Set task —
Starting with the first line below, extract each line through the one that contains "88, bottom: 421", inclusive, excluding pictures.

START Data shown

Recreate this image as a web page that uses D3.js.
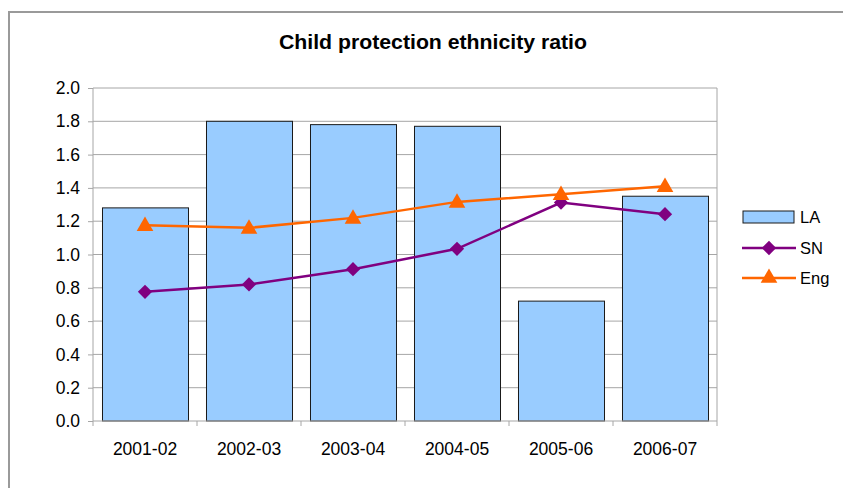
<!DOCTYPE html>
<html>
<head>
<meta charset="utf-8">
<script src="https://cdn.jsdelivr.net/npm/d3@7"></script>
<style>
  html, body { margin: 0; padding: 0; background: #fff; }
  svg { display: block; font-family: "Liberation Sans", Arial, sans-serif; }
</style>
</head>
<body>
<svg id="chart" width="843" height="488"></svg>
<script>
const categories = ["2001-02", "2002-03", "2003-04", "2004-05", "2005-06", "2006-07"];
const laValues  = [1.28, 1.80, 1.78, 1.77, 0.72, 1.35];
const snValues  = [0.776, 0.82, 0.912, 1.034, 1.312, 1.242];
const engValues = [1.176, 1.16, 1.22, 1.316, 1.362, 1.41];
const yTicks = [0, 0.2, 0.4, 0.6, 0.8, 1.0, 1.2, 1.4, 1.6, 1.8, 2.0];
const title = "Child protection ethnicity ratio";
const seriesNames = ["LA", "SN", "Eng"];

const svg = d3.select("#chart");
const plot = { left: 93, right: 717, top: 88, bottom: 421 };

// outer chart border
svg.append("rect")
  .attr("x", 9).attr("y", 12).attr("width", 900).attr("height", 600)
  .attr("fill", "#fff").attr("stroke", "#9a9a9a").attr("stroke-width", 2);

svg.append("text")
  .attr("x", 279).attr("y", 49)
  .attr("font-size", 20).attr("font-weight", "bold")
  .attr("textLength", 308).attr("lengthAdjust", "spacingAndGlyphs")
  .attr("fill", "#000")
  .text(title);

const x = d3.scaleBand().domain(categories).range([plot.left, plot.right])
  .paddingInner(0.173).paddingOuter(0.0865);
const y = d3.scaleLinear().domain([0, 2]).range([plot.bottom, plot.top]);

// gridlines
svg.append("g").selectAll("line").data(yTicks.filter(d => d > 0)).join("line")
  .attr("x1", plot.left).attr("x2", plot.right)
  .attr("y1", d => y(d)).attr("y2", d => y(d))
  .attr("stroke", "#a6a6a6").attr("stroke-width", 1);

// right plot border
svg.append("line")
  .attr("x1", plot.right).attr("x2", plot.right)
  .attr("y1", plot.top).attr("y2", plot.bottom)
  .attr("stroke", "#a6a6a6").attr("stroke-width", 1);

// bars
svg.append("g").selectAll("rect").data(laValues).join("rect")
  .attr("x", (d, i) => x(categories[i]) + 0.5)
  .attr("y", d => y(d))
  .attr("width", x.bandwidth())
  .attr("height", d => plot.bottom - y(d))
  .attr("fill", "#99ccff").attr("stroke", "#1a1a1a").attr("stroke-width", 1);

// y axis
const yAxis = d3.axisLeft(y).tickValues(yTicks).tickFormat(d3.format(".1f")).tickSize(5).tickPadding(8);
const gy = svg.append("g").attr("transform", `translate(${plot.left},0)`).call(yAxis);
gy.select(".domain").attr("stroke", "#a6a6a6").attr("d", `M0,${plot.top}V${plot.bottom}`);
gy.selectAll(".tick line").attr("stroke", "#a6a6a6");
gy.selectAll("text").attr("font-size", 17.5).attr("fill", "#000")
  .attr("font-family", "Liberation Sans, Arial, sans-serif");

// x axis
const xAxis = d3.axisBottom(x).tickSize(0).tickPadding(22);
const gx = svg.append("g").attr("transform", `translate(0,${plot.bottom})`).call(xAxis);
gx.select(".domain").attr("stroke", "#a6a6a6").attr("d", `M${plot.left},0H${plot.right}`);
gx.selectAll("text").attr("font-size", 17.5).attr("fill", "#000")
  .attr("font-family", "Liberation Sans, Arial, sans-serif");
// category boundary ticks
const step = x.step();
svg.append("g").selectAll("line").data(d3.range(categories.length + 1)).join("line")
  .attr("x1", i => plot.left + i * step).attr("x2", i => plot.left + i * step)
  .attr("y1", plot.bottom).attr("y2", plot.bottom + 5)
  .attr("stroke", "#a6a6a6");

const cx = i => x(categories[i]) + x.bandwidth() / 2;
const line = d3.line().x((d, i) => cx(i)).y(d => y(d));

const diamond = d3.symbol().type(d3.symbolDiamond2).size(130);
const triangle = d3.symbol().type(d3.symbolTriangle).size(120);

// SN
svg.append("path").datum(snValues).attr("d", line)
  .attr("fill", "none").attr("stroke", "#800080").attr("stroke-width", 2.5);
svg.append("g").selectAll("path").data(snValues).join("path")
  .attr("d", diamond)
  .attr("transform", (d, i) => `translate(${cx(i)},${y(d)})`)
  .attr("fill", "#800080");

// Eng
svg.append("path").datum(engValues).attr("d", line)
  .attr("fill", "none").attr("stroke", "#ff6600").attr("stroke-width", 2.5);
svg.append("g").selectAll("path").data(engValues).join("path")
  .attr("d", triangle)
  .attr("transform", (d, i) => `translate(${cx(i)},${y(d) + 1})`)
  .attr("fill", "#ff6600");

// legend
const lg = svg.append("g");
lg.append("rect").attr("x", 743).attr("y", 211).attr("width", 51).attr("height", 12)
  .attr("fill", "#99ccff").attr("stroke", "#1a1a1a");
lg.append("line").attr("x1", 742).attr("x2", 796).attr("y1", 248).attr("y2", 248)
  .attr("stroke", "#800080").attr("stroke-width", 2.5);
lg.append("path").attr("d", diamond).attr("transform", "translate(769,248)").attr("fill", "#800080");
lg.append("line").attr("x1", 742).attr("x2", 796).attr("y1", 278).attr("y2", 278)
  .attr("stroke", "#ff6600").attr("stroke-width", 2.5);
lg.append("path").attr("d", triangle).attr("transform", "translate(769,278)").attr("fill", "#ff6600");
const ly = [217, 248, 278];
lg.selectAll("text").data(seriesNames).join("text")
  .attr("x", 800).attr("y", (d, i) => ly[i]).attr("dy", "0.36em")
  .attr("font-size", 16.5).attr("fill", "#000")
  .text(d => d);
</script>
</body>
</html>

END Data shown

Result below —
Recreate this image as a web page that uses D3.js.
<!DOCTYPE html>
<html>
<head>
<meta charset="utf-8">
<script src="https://cdn.jsdelivr.net/npm/d3@7"></script>
<style>
  html, body { margin: 0; padding: 0; background: #fff; }
  svg { display: block; font-family: "Liberation Sans", Arial, sans-serif; }
</style>
</head>
<body>
<svg id="chart" width="843" height="488"></svg>
<script>
const categories = ["2001-02", "2002-03", "2003-04", "2004-05", "2005-06", "2006-07"];
const laValues  = [1.28, 1.80, 1.78, 1.77, 0.72, 1.35];
const snValues  = [0.776, 0.82, 0.912, 1.034, 1.312, 1.242];
const engValues = [1.176, 1.16, 1.22, 1.316, 1.362, 1.41];
const yTicks = [0, 0.2, 0.4, 0.6, 0.8, 1.0, 1.2, 1.4, 1.6, 1.8, 2.0];
const title = "Child protection ethnicity ratio";
const seriesNames = ["LA", "SN", "Eng"];

const svg = d3.select("#chart");
const plot = { left: 93, right: 717, top: 88, bottom: 421 };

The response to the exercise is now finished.